- _What you will do_: Go through the material and write it all out exactly, minus the pictures.
☆ ☆ ☆ ☆ ☆
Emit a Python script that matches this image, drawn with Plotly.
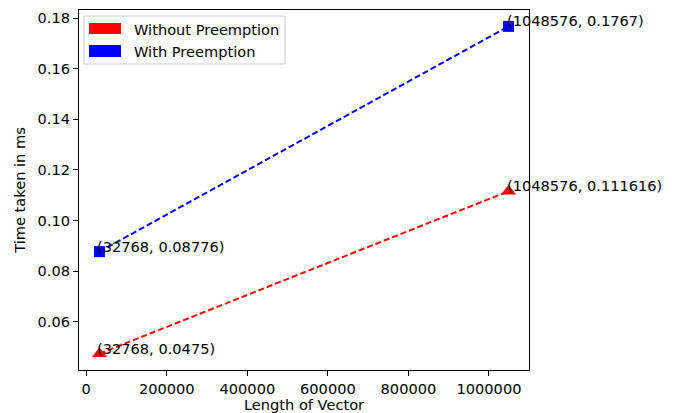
import plotly.graph_objects as go

lengths = [32768, 1048576]
without_preemption = [0.0475, 0.111616]
with_preemption = [0.08776, 0.1767]
without_labels = ["(32768, 0.0475)", "(1048576, 0.111616)"]
with_labels = ["(32768, 0.08776)", "(1048576, 0.1767)"]
series_names = ["Without Preemption", "With Preemption"]
series_colors = ["red", "blue"]

FONT = "DejaVu Sans"
FS = 14.6

fig = go.Figure()
fig.add_trace(go.Scatter(x=lengths, y=without_preemption, mode="lines+markers",
                         line=dict(color="red", width=2, dash="6px,3px"),
                         marker=dict(symbol="triangle-up", size=13, color="red"),
                         showlegend=False))
fig.add_trace(go.Scatter(x=lengths, y=with_preemption, mode="lines+markers",
                         line=dict(color="blue", width=2, dash="6px,3px"),
                         marker=dict(symbol="square", size=11, color="blue"),
                         showlegend=False))

annotations = []
for xs, ys, labels in [(lengths, without_preemption, without_labels),
                       (lengths, with_preemption, with_labels)]:
    for x, y, t in zip(xs, ys, labels):
        annotations.append(dict(x=x, y=y, xref="x", yref="y", text=t, showarrow=False,
                                xanchor="left", yanchor="bottom", yshift=-5, xshift=-4,
                                font=dict(family=FONT, size=FS, color="black")))

# legend drawn manually (matplotlib patch style)
shapes = [dict(type="rect", xref="paper", yref="paper", x0=0.0111, x1=0.4578, y0=0.85, y1=0.9833,
               line=dict(color="#cccccc", width=1), fillcolor="rgba(255,255,255,0.8)", layer="above")]
patch_y = [(0.9333, 0.9639), (0.8694, 0.9028)]
text_y = [0.9472, 0.8861]
for name, col, (py0, py1), ty in zip(series_names, series_colors, patch_y, text_y):
    shapes.append(dict(type="rect", xref="paper", yref="paper", x0=0.0222, x1=0.0933, y0=py0, y1=py1,
                       line=dict(width=0), fillcolor=col, layer="above"))
    annotations.append(dict(x=0.1178, y=ty, xref="paper", yref="paper", text=name, showarrow=False,
                            xanchor="left", yanchor="middle",
                            font=dict(family=FONT, size=FS, color="black")))

fig.update_layout(
    width=675, height=405,
    margin=dict(l=71, r=154, t=2, b=43),
    paper_bgcolor="white", plot_bgcolor="white",
    font=dict(family=FONT, size=FS, color="black"),
    shapes=shapes, annotations=annotations,
)
fig.update_xaxes(range=[-18022, 1099366], showgrid=False, zeroline=False,
                 showline=True, linecolor="black", linewidth=1, mirror=True,
                 ticks="outside", ticklen=5, tickcolor="black",
                 tickvals=[0, 200000, 400000, 600000, 800000, 1000000], tickformat="d",
                 title=dict(text="Length of Vector", standoff=4, font=dict(family=FONT, size=FS)))
fig.update_yaxes(range=[0.04104, 0.18316], showgrid=False, zeroline=False,
                 showline=True, linecolor="black", linewidth=1, mirror=True,
                 ticks="outside", ticklen=5, tickcolor="black",
                 tickvals=[0.06, 0.08, 0.10, 0.12, 0.14, 0.16, 0.18], tickformat=".2f",
                 title=dict(text="Time taken in ms", standoff=8, font=dict(family=FONT, size=FS)))

fig.write_html("out.html")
☆ ☆ ☆ ☆ ☆
- _Reply to the exercise_:
Emit a Python script that matches this image, drawn with Plotly.
import plotly.graph_objects as go

lengths = [32768, 1048576]
without_preemption = [0.0475, 0.111616]
with_preemption = [0.08776, 0.1767]
without_labels = ["(32768, 0.0475)", "(1048576, 0.111616)"]
with_labels = ["(32768, 0.08776)", "(1048576, 0.1767)"]
series_names = ["Without Preemption", "With Preemption"]
series_colors = ["red", "blue"]

FONT = "DejaVu Sans"
FS = 14.6

fig = go.Figure()
fig.add_trace(go.Scatter(x=lengths, y=without_preemption, mode="lines+markers",
                         line=dict(color="red", width=2, dash="6px,3px"),
                         marker=dict(symbol="triangle-up", size=13, color="red"),
                         showlegend=False))
fig.add_trace(go.Scatter(x=lengths, y=with_preemption, mode="lines+markers",
                         line=dict(color="blue", width=2, dash="6px,3px"),
                         marker=dict(symbol="square", size=11, color="blue"),
                         showlegend=False))

annotations = []
for xs, ys, labels in [(lengths, without_preemption, without_labels),
                       (lengths, with_preemption, with_labels)]:
    for x, y, t in zip(xs, ys, labels):
        annotations.append(dict(x=x, y=y, xref="x", yref="y", text=t, showarrow=False,
                                xanchor="left", yanchor="bottom", yshift=-5, xshift=-4,
                                font=dict(family=FONT, size=FS, color="black")))

# legend drawn manually (matplotlib patch style)
shapes = [dict(type="rect", xref="paper", yref="paper", x0=0.0111, x1=0.4578, y0=0.85, y1=0.9833,
               line=dict(color="#cccccc", width=1), fillcolor="rgba(255,255,255,0.8)", layer="above")]
patch_y = [(0.9333, 0.9639), (0.8694, 0.9028)]
text_y = [0.9472, 0.8861]
for name, col, (py0, py1), ty in zip(series_names, series_colors, patch_y, text_y):
    shapes.append(dict(type="rect", xref="paper", yref="paper", x0=0.0222, x1=0.0933, y0=py0, y1=py1,
                       line=dict(width=0), fillcolor=col, layer="above"))
    annotations.append(dict(x=0.1178, y=ty, xref="paper", yref="paper", text=name, showarrow=False,
                            xanchor="left", yanchor="middle",
                            font=dict(family=FONT, size=FS, color="black")))

fig.update_layout(
    width=675, height=405,
    margin=dict(l=71, r=154, t=2, b=43),
    paper_bgcolor="white", plot_bgcolor="white",
    font=dict(family=FONT, size=FS, color="black"),
    shapes=shapes, annotations=annotations,
)
fig.update_xaxes(range=[-18022, 1099366], showgrid=False, zeroline=False,
                 showline=True, linecolor="black", linewidth=1, mirror=True,
                 ticks="outside", ticklen=5, tickcolor="black",
                 tickvals=[0, 200000, 400000, 600000, 800000, 1000000], tickformat="d",
                 title=dict(text="Length of Vector", standoff=4, font=dict(family=FONT, size=FS)))
fig.update_yaxes(range=[0.04104, 0.18316], showgrid=False, zeroline=False,
                 showline=True, linecolor="black", linewidth=1, mirror=True,
                 ticks="outside", ticklen=5, tickcolor="black",
                 tickvals=[0.06, 0.08, 0.10, 0.12, 0.14, 0.16, 0.18], tickformat=".2f",
                 title=dict(text="Time taken in ms", standoff=8, font=dict(family=FONT, size=FS)))

fig.write_html("out.html")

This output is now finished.